Though the definition of cash flow and profit are similar, it’s easy for profit and positive cash flow to be at odds. In fact, it’s fairly common for companies to make a profit but still have a negative cash flow. Without the right amount of cash, profits become largely meaningless. All too many otherwise profitable businesses have found themselves bankrupt simply because the amount of cash coming in isn’t enough to cover expenses. Since cash flow measures the ability of a company to cover its expenses, a company can have a profitable quarter, but still come up short when it comes to covering overhead. If, for example, a business has taken out a loan in order to make ends meet during a previous quarter, their outgoing bills might still keep them in the red, as they’ve previously incurred debt. This is what makes cash flow management so important for businesses’ success.

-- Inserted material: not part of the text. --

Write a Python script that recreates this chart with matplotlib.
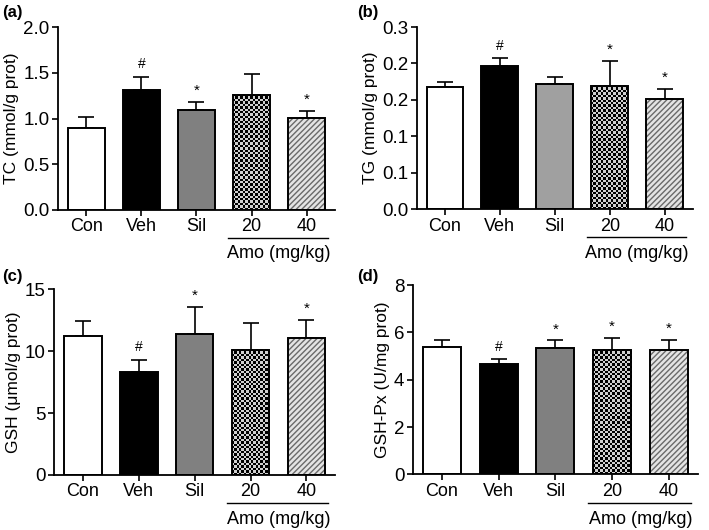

How Can You Effectively Manage Your Profits and Cash Flow?

There are a number of things that small business owners can do in order to better track their profits and cash flow. Proper management is especially important for startups or newer businesses, as it’s likely that your business will fold within the first few years if you are unable to keep profitability high and cash flow positive.

Know and Understand Your Business Expenses

While it’s important to focus on a business’s profitability, it’s equally important to evaluate your monthly and yearly expenses, such as those incurred by supply chain management, project budgets, and expenses related to keeping your stock up to date and ready to distribute. If these expenses are more than what you bring in through profit, it’s probably time to reevaluate and adjust your strategy. While there is no universal way to determine whether or not you should try to maximize revenue or profit, it’s important that you look at the two and consider what balance works best for your company.

Reevaluate Discounts You Offer to Customers to Attract Business

While strategic endeavors like discount campaigns can help one to attract customers, small businesses do themselves no favors by offering discounts that don’t allow them to turn a profit. Be sure that, if you do offer discounts, you are not operating at a loss. If offering discounts will put your business in a difficult position financially, instead, consider alternative strategies, such as bundling services or offering rewards programs for returning customers.

Incentivize Early and Prompt Payment From Repeat Clients

Receiving payments on time improves annual cash flow and also removes the frustration of waiting for money to come in over time. In order to best facilitate this, be sure that your invoices are sent out promptly, especially to clients that you work with month over month. You can even incentivize early payments and repeat customer purchases with discounts. Offering these kinds of discounts will encourage customer loyalty and thus will help to improve your cash flow in a positive manner.

Use Technology to Your Advantage

Ultimately, there are a number of tools that can help you keep track of your cash flow and remain in the positive. It’s important that you take an active role in tracking the money flowing in and out of your organization, have access to data and projections, and determine how fiscally healthy your business is. An inventory management app integrated with your bookkeeping software will also allow you to determine the spend available so you don’t veer into the red. While there are a number of ways to ensure that your business remains profitable and cash flow positive, cutting costs associated with manufacturing and staff, and raising prices for your products are not always going to be sustainable. By being more cognizant of your finances, technology, and software options, and carefully planning discounts and early-payment incentives, you can help your business thrive.